Deep Dive: Deploying Kubernetes on Bare Metal Using the Cluster API
05-18, 17:15–17:45 (UTC), Main Hall

Relative to cloud infrastructure, bare metal environments are more varied and do not expose a unified API. The Cluster API unifies infrastructure management with Kubernetes-native resources, but our previous attempts to use it in bare metal environments show that actuators alone have significant limitations. Kubernetes webhooks offer an alternative that separates the provisioning of Infrastructure from the deployment of Kubernetes, while keeping the declarative model and common tooling provided by the Cluster API.

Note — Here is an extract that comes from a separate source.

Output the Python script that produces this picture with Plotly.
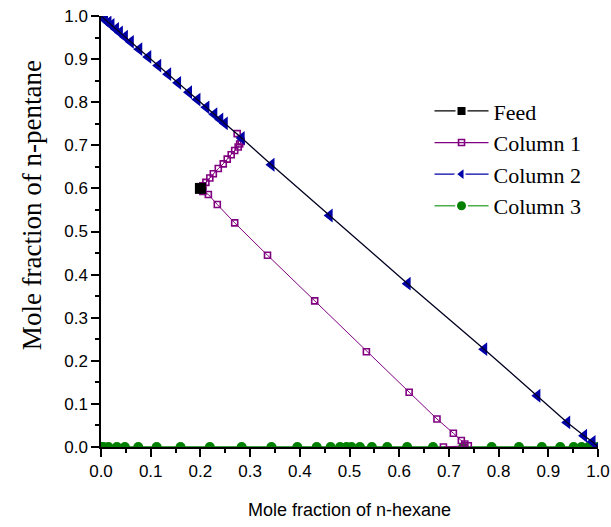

Today, the Cluster API project has provider implementations for a variety of cloud environments. Users are interested in using the Cluster API to operate clusters in heterogeneous bare metal environments. While machine provisioning varies widely across these environments, software provisioning remains largely the same. Because of this commonality, the cost of maintaining a separate provider for each environment outweighs the benefits.

Attendees will learn how a single Cluster API provider can be used to operate clusters across different bare metal environments. We will show how to implement a webhook to provision machines in a bare metal environment, and how to integrate it with the Cluster API provider. We will also explain in depth the challenges of deploying Kubernetes in a uniform way across different environments using existing tooling (e.g. kubeadm).

Jason has been working on Kubernetes lifecycle management tooling for the past four years. His work currently includes helping to commoditize the lifecycle management of upstream Kubernetes through sig-cluster-lifecycle sponsored projects at VMware. Before becoming more directly involved in the upstream Kubernetes community he bootstrapped the initial Ansible-based OpenShift v3 lifecycle management tooling.

David has been a part of the Kubernetes community for over three years, focusing on scalability, reliability, and automation. At Samsung he works on enabling hybrid cloud environments and managed control planes. Previously he developed hardware monitoring and reliability services for AWS, and distributed filesystems for IBM.